Lola came to Munich, was discovered by King Ludwig, and soon became his mistress and courtesan. She apparently captivated Ludwig so much that he bestowed on her the title of Countess of Landsfeld. She was influential in the politics of his kingdom, and persuaded him to close down the University of Munich. A revolt ensued, and Ludwig abdicated the throne, while Lola was forced to flee Germany. Ludwig lived out his life in Germany. Lola sailed to America and made her way across the country from coast to coast. The Philadelphia Press, which later was absorbed by the Philadelphia Inquirer, reported on some of her exploits. The notorious Lola has been the subject of many books and movies. Apparently, she was born before her time.
My son Chris, resident historian extraordinaire, shared his knowledge of Lola with me, and so I am able to tell her tale.
Well, get out your dirndls, lederhosen and beer mugs!
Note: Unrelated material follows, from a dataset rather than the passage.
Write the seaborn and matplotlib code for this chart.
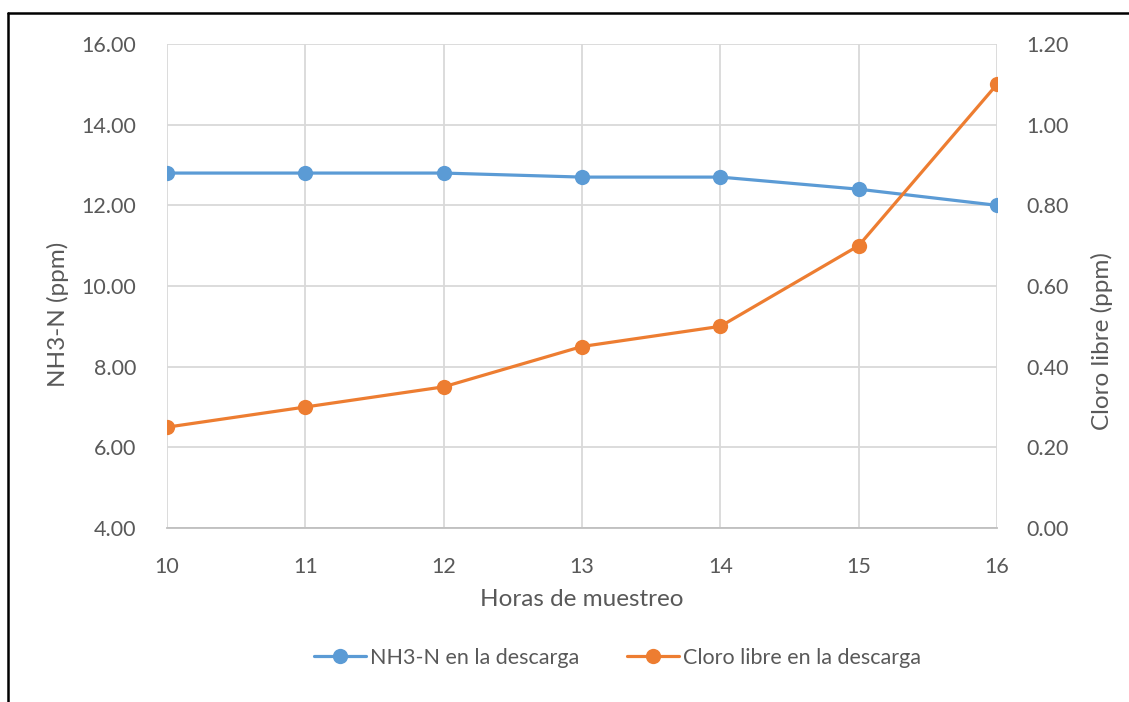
import matplotlib
matplotlib.use("Agg")
import matplotlib.pyplot as plt
from matplotlib.lines import Line2D
import seaborn as sns
import pandas as pd

horas = [10, 11, 12, 13, 14, 15, 16]
nh3_n = [12.8, 12.8, 12.8, 12.7, 12.7, 12.4, 12.0]
cloro_libre = [0.25, 0.30, 0.35, 0.45, 0.50, 0.70, 1.10]
left_ticks = [4, 6, 8, 10, 12, 14, 16]
right_ticks = [0.0, 0.2, 0.4, 0.6, 0.8, 1.0, 1.2]

sns.set_theme(style="white")
plt.rcParams["font.family"] = ["Lato", "DejaVu Sans"]

BLUE = "#5B9BD5"
ORANGE = "#ED7D31"
GRID = "#D9D9D9"
TXT = "#595959"
MS = 11

df = pd.DataFrame({"hora": horas, "nh3": nh3_n, "cloro": cloro_libre})

fig = plt.figure(figsize=(11.29, 7.02), dpi=100)
ax = fig.add_axes([167 / 1129, 1 - 528 / 702, (997 - 167) / 1129, (528 - 44) / 702])
ax2 = ax.twinx()

sns.lineplot(data=df, x="hora", y="nh3", ax=ax, color=BLUE, linewidth=2.3,
             marker="o", markersize=MS, markeredgewidth=0, label="NH3-N en la descarga",
             legend=False)
sns.lineplot(data=df, x="hora", y="cloro", ax=ax2, color=ORANGE, linewidth=2.3,
             marker="o", markersize=MS, markeredgewidth=0, label="Cloro libre en la descarga",
             legend=False)

ax.set_xlim(10, 16)
ax.set_ylim(4, 16)
ax2.set_ylim(0, 1.2)
ax.set_xticks(horas)
ax.set_yticks(left_ticks)
ax.set_yticklabels([f"{v:.2f}" for v in left_ticks])
ax2.set_yticks(right_ticks)
ax2.set_yticklabels([f"{v:.2f}" for v in right_ticks])

ax.grid(True, color=GRID, linewidth=1.3)
ax.set_axisbelow(True)
for a in (ax, ax2):
    for s in a.spines.values():
        s.set_visible(False)
    a.tick_params(length=0, labelsize=15.5, colors=TXT)
ax.spines["bottom"].set_visible(True)
ax.spines["bottom"].set_color("#BFBFBF")
ax.spines["bottom"].set_linewidth(1.3)
ax.tick_params(axis="y", pad=22)
ax.tick_params(axis="x", pad=21)
ax2.tick_params(axis="y", pad=21)

ax.set_xlabel("Horas de muestreo", fontsize=17.5, color=TXT)
ax.set_ylabel("NH3-N (ppm)", fontsize=17.5, color=TXT)
ax2.set_ylabel("Cloro libre (ppm)", fontsize=17.5, color=TXT)
ax.xaxis.set_label_coords(0.5, (528 - 600) / 484)
ax.xaxis.label.set_va("center")
ax.yaxis.set_label_coords((58 - 167) / 830, (528 - 314) / 484)
ax.yaxis.label.set_va("center")
ax2.yaxis.set_label_coords((1102 - 167) / 830, (528 - 341) / 484)
ax2.yaxis.label.set_va("center")

handles = [
    Line2D([], [], color=BLUE, linewidth=2.3, marker="o", markersize=MS, markeredgewidth=0),
    Line2D([], [], color=ORANGE, linewidth=2.3, marker="o", markersize=MS, markeredgewidth=0),
]
fig.legend(handles, ["NH3-N en la descarga", "Cloro libre en la descarga"],
           loc="center", bbox_to_anchor=(0.547, 1 - 658 / 702), ncol=2, frameon=False,
           fontsize=15.5, labelcolor=TXT, handlelength=2.4, handletextpad=0.2,
           columnspacing=2.2)

# frame edges on top and left
fig.add_artist(Line2D([8 / 1129, 1], [1 - 13 / 702, 1 - 13 / 702], color="black",
                      linewidth=1.8, transform=fig.transFigure))
fig.add_artist(Line2D([8 / 1129, 8 / 1129], [0, 1 - 13 / 702], color="black",
                      linewidth=1.8, transform=fig.transFigure))

fig.savefig("out.png", dpi=100, facecolor="white")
Too late to make it to Munich this year, as the festivities ended Sunday, Oct. 6. But why not have an October party to honor the original Oktoberfest celebration? Flip off the cap of your favorite beer bottle with the cry “O’ZAPFT IS!” — meaning “IT’S TAPPED!” – and let your Oktoberfest begin.
What food to serve? You’ll need sausage, sauerkraut, pork, spaetzle and, of course, kartoffels (potatoes) of some kind. Germany’s potato dumplings, potato pancakes or warm potato salad could definitely be on the menu. Some form of potato soup could also be a good choice. The following recipe is one I make and enjoy.
KARTOFFEL (POTATO) SOUP
4 Tbsp. butter
2 medium leeks, chopped, use white bulb and about 2 inches of green – (about 2 cups)
1 medium onion, chopped
4 medium potatoes, chopped
1 Tbsp. minced parsley
6 cups chicken broth
Salt and pepper to taste
-Clean leeks thoroughly, as dirt is often trapped between layers near bulb. In a soup pot, saute leeks and onion in the butter, stirring frequently for about 5 minutes.
-Add the potatoes, chicken stock and parsley. Bring soup to a boil, then cover and reduce heat, continuing to cook until potatoes are tender, about 15-20 minutes.
-Season to taste with salt and pepper.
CREAMY KARTOFFEL (POTATO) SOUP
Follow the directions above and then:
-Strain soup, saving the liquid in a bowl.
-Put vegetables in a food processor or blender and process until smooth.
-Return liquid and puree to pot and whisk. Stir in 1 cup light cream or milk. Reheat, but do not boil.
As they say at the end of the Oktoberfest, “Es ist aus.” As we say here, “It’s over!”